Supplied information >>
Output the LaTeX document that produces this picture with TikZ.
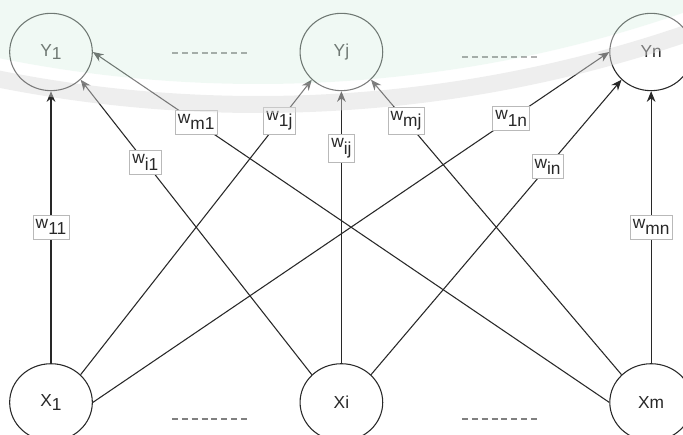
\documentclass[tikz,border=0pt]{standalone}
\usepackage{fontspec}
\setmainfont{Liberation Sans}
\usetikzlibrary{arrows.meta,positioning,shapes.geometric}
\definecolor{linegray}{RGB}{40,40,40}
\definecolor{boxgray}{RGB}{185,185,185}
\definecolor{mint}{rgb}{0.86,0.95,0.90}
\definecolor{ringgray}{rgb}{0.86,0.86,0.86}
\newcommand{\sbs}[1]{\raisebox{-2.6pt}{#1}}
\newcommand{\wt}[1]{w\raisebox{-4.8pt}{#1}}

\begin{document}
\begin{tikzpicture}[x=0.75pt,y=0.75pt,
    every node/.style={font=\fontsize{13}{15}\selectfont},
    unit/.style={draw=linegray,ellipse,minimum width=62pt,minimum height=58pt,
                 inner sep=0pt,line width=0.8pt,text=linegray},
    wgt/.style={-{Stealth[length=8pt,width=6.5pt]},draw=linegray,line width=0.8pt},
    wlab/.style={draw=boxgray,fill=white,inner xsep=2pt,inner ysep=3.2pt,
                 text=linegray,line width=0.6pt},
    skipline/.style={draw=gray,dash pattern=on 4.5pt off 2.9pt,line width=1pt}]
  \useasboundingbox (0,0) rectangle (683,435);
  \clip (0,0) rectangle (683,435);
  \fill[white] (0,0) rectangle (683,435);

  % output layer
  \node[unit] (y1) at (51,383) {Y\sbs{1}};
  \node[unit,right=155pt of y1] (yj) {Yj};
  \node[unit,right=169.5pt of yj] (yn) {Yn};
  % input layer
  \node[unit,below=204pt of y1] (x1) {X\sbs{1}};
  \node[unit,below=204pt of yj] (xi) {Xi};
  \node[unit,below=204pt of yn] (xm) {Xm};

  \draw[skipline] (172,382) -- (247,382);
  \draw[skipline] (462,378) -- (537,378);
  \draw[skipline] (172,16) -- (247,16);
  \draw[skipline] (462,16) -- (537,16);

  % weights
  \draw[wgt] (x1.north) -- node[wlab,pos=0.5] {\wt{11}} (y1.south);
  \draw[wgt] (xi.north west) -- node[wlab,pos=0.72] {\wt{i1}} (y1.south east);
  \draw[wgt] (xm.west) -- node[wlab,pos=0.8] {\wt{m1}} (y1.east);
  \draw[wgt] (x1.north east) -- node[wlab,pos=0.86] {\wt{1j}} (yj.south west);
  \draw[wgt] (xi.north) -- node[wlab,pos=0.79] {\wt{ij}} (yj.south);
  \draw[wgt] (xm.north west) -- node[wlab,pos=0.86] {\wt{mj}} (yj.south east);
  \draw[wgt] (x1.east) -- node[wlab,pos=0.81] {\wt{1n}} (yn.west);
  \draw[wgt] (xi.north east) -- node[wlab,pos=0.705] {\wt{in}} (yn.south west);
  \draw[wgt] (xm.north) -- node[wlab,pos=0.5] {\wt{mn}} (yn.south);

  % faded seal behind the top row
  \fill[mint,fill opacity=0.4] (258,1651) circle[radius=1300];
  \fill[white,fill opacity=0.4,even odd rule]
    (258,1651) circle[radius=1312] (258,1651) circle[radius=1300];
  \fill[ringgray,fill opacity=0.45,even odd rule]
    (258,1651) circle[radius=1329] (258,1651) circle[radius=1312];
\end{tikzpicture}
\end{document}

Your goal >> Write out the whole listing exactly, and drop the pictures.

Exercise output >>
Output the LaTeX document that produces this picture with TikZ.
\documentclass[tikz,border=0pt]{standalone}
\usepackage{fontspec}
\setmainfont{Liberation Sans}
\usetikzlibrary{arrows.meta,positioning,shapes.geometric}
\definecolor{linegray}{RGB}{40,40,40}
\definecolor{boxgray}{RGB}{185,185,185}
\definecolor{mint}{rgb}{0.86,0.95,0.90}
\definecolor{ringgray}{rgb}{0.86,0.86,0.86}
\newcommand{\sbs}[1]{\raisebox{-2.6pt}{#1}}
\newcommand{\wt}[1]{w\raisebox{-4.8pt}{#1}}

\begin{document}
\begin{tikzpicture}[x=0.75pt,y=0.75pt,
    every node/.style={font=\fontsize{13}{15}\selectfont},
    unit/.style={draw=linegray,ellipse,minimum width=62pt,minimum height=58pt,
                 inner sep=0pt,line width=0.8pt,text=linegray},
    wgt/.style={-{Stealth[length=8pt,width=6.5pt]},draw=linegray,line width=0.8pt},
    wlab/.style={draw=boxgray,fill=white,inner xsep=2pt,inner ysep=3.2pt,
                 text=linegray,line width=0.6pt},
    skipline/.style={draw=gray,dash pattern=on 4.5pt off 2.9pt,line width=1pt}]
  \useasboundingbox (0,0) rectangle (683,435);
  \clip (0,0) rectangle (683,435);
  \fill[white] (0,0) rectangle (683,435);

  % output layer
  \node[unit] (y1) at (51,383) {Y\sbs{1}};
  \node[unit,right=155pt of y1] (yj) {Yj};
  \node[unit,right=169.5pt of yj] (yn) {Yn};
  % input layer
  \node[unit,below=204pt of y1] (x1) {X\sbs{1}};
  \node[unit,below=204pt of yj] (xi) {Xi};
  \node[unit,below=204pt of yn] (xm) {Xm};

  \draw[skipline] (172,382) -- (247,382);
  \draw[skipline] (462,378) -- (537,378);
  \draw[skipline] (172,16) -- (247,16);
  \draw[skipline] (462,16) -- (537,16);

  % weights
  \draw[wgt] (x1.north) -- node[wlab,pos=0.5] {\wt{11}} (y1.south);
  \draw[wgt] (xi.north west) -- node[wlab,pos=0.72] {\wt{i1}} (y1.south east);
  \draw[wgt] (xm.west) -- node[wlab,pos=0.8] {\wt{m1}} (y1.east);
  \draw[wgt] (x1.north east) -- node[wlab,pos=0.86] {\wt{1j}} (yj.south west);
  \draw[wgt] (xi.north) -- node[wlab,pos=0.79] {\wt{ij}} (yj.south);
  \draw[wgt] (xm.north west) -- node[wlab,pos=0.86] {\wt{mj}} (yj.south east);
  \draw[wgt] (x1.east) -- node[wlab,pos=0.81] {\wt{1n}} (yn.west);
  \draw[wgt] (xi.north east) -- node[wlab,pos=0.705] {\wt{in}} (yn.south west);
  \draw[wgt] (xm.north) -- node[wlab,pos=0.5] {\wt{mn}} (yn.south);

  % faded seal behind the top row
  \fill[mint,fill opacity=0.4] (258,1651) circle[radius=1300];
  \fill[white,fill opacity=0.4,even odd rule]
    (258,1651) circle[radius=1312] (258,1651) circle[radius=1300];
  \fill[ringgray,fill opacity=0.45,even odd rule]
    (258,1651) circle[radius=1329] (258,1651) circle[radius=1312];
\end{tikzpicture}
\end{document}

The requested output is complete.